TASK TO COMPLETE » Show all lines from the listing below that contain "with".

RECORDS FOR THIS EXERCISE »
####################
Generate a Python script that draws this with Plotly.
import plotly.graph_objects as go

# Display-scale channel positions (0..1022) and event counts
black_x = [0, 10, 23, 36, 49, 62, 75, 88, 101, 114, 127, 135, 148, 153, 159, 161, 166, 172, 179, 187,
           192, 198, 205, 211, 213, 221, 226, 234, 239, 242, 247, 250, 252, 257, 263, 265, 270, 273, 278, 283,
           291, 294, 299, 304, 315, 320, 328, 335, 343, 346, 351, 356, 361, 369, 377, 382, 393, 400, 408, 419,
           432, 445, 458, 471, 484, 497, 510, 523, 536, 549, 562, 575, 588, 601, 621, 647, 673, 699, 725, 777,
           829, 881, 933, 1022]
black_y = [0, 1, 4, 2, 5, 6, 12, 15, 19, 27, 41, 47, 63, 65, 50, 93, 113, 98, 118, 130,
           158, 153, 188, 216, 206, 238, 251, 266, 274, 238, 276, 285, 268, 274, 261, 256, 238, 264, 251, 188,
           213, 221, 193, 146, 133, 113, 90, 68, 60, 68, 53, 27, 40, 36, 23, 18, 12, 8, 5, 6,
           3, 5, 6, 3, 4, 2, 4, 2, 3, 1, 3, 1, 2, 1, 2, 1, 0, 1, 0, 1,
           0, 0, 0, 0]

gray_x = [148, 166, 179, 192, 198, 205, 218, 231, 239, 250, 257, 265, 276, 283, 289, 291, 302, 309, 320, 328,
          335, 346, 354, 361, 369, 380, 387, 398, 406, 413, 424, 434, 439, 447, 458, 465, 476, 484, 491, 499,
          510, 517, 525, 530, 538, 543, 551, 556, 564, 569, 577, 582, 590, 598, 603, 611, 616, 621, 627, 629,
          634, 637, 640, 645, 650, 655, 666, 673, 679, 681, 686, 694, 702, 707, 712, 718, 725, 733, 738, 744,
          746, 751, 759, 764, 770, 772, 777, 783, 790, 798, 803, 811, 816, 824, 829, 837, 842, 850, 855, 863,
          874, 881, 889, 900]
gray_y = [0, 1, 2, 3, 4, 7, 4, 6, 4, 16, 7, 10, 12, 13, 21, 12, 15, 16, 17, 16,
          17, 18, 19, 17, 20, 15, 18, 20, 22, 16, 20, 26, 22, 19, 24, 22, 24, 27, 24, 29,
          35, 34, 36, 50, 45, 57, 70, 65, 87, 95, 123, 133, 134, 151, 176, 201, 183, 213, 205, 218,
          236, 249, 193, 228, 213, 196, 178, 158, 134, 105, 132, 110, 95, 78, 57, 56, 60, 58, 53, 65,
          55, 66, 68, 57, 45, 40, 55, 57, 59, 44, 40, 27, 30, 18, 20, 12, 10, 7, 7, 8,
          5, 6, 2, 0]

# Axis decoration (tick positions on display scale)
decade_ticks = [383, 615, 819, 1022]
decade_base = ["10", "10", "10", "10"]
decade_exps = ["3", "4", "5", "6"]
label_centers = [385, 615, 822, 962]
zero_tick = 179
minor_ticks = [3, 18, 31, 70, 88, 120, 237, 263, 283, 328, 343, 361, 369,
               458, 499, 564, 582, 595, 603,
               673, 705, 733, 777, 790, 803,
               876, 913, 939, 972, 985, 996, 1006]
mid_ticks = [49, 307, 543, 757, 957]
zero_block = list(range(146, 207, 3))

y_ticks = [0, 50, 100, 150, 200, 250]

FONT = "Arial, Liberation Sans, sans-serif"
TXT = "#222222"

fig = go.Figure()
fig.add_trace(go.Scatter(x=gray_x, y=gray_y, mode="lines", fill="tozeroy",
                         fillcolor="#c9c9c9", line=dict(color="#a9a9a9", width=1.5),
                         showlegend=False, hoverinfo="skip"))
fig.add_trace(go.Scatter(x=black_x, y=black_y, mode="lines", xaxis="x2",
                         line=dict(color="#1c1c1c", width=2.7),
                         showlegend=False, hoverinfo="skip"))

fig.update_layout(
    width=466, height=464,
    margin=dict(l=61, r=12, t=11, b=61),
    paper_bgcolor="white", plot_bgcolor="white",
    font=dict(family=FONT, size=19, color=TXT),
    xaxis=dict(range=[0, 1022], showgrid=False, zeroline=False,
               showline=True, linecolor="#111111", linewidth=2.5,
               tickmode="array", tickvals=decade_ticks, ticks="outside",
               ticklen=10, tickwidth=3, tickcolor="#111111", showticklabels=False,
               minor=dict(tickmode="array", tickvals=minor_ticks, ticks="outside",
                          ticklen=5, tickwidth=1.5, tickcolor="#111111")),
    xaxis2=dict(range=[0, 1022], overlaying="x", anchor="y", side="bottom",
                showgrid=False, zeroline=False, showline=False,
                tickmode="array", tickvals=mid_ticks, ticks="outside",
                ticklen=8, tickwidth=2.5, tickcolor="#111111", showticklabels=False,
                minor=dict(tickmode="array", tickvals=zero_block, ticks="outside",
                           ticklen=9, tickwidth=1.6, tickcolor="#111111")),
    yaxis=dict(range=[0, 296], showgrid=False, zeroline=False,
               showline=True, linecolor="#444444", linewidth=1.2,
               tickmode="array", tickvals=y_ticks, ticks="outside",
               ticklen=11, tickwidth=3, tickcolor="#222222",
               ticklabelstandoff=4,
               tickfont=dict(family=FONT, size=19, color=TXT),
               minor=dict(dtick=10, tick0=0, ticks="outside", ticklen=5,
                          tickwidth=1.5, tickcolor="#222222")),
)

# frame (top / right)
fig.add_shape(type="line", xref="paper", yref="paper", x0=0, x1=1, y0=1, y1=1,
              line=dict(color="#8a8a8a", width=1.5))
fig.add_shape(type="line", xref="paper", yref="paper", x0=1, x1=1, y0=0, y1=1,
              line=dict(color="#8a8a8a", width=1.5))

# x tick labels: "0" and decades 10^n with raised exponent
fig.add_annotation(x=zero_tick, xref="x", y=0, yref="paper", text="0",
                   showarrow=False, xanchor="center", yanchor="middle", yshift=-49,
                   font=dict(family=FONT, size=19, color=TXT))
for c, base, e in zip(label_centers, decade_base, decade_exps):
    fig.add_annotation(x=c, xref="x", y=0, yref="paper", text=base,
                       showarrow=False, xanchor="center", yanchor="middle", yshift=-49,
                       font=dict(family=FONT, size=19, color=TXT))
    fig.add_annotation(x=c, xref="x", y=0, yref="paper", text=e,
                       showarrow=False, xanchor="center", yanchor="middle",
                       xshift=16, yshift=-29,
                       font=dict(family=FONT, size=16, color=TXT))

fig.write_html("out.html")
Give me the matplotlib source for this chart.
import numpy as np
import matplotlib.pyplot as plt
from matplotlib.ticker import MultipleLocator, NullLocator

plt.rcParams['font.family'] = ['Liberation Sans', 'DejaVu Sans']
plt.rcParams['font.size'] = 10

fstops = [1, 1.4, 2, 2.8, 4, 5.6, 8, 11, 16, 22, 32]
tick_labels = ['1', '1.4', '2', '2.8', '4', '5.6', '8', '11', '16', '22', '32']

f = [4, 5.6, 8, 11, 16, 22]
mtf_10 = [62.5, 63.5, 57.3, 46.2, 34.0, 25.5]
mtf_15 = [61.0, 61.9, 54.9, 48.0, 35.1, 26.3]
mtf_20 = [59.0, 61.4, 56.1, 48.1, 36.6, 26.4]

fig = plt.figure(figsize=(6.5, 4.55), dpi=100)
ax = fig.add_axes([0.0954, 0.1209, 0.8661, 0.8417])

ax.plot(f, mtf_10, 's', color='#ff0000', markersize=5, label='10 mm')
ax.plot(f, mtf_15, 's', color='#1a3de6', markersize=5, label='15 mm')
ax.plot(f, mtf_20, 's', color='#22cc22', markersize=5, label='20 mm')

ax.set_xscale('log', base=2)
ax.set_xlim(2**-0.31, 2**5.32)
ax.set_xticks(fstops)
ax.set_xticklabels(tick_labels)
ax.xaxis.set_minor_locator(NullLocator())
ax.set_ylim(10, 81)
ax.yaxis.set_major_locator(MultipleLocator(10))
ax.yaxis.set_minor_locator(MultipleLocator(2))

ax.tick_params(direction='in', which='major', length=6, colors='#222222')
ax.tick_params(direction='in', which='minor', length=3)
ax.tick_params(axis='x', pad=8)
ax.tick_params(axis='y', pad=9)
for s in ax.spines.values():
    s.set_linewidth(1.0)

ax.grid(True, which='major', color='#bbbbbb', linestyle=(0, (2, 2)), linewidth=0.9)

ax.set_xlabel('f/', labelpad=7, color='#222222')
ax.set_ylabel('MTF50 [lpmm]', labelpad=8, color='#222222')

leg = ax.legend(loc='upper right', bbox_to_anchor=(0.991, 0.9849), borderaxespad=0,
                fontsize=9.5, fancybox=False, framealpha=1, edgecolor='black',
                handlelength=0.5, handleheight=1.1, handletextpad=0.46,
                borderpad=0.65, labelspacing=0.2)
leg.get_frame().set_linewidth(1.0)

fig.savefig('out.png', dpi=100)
####################
SOLUTION FOR THIS TASK »
Generate a Python script that draws this with Plotly.
# x tick labels: "0" and decades 10^n with raised exponent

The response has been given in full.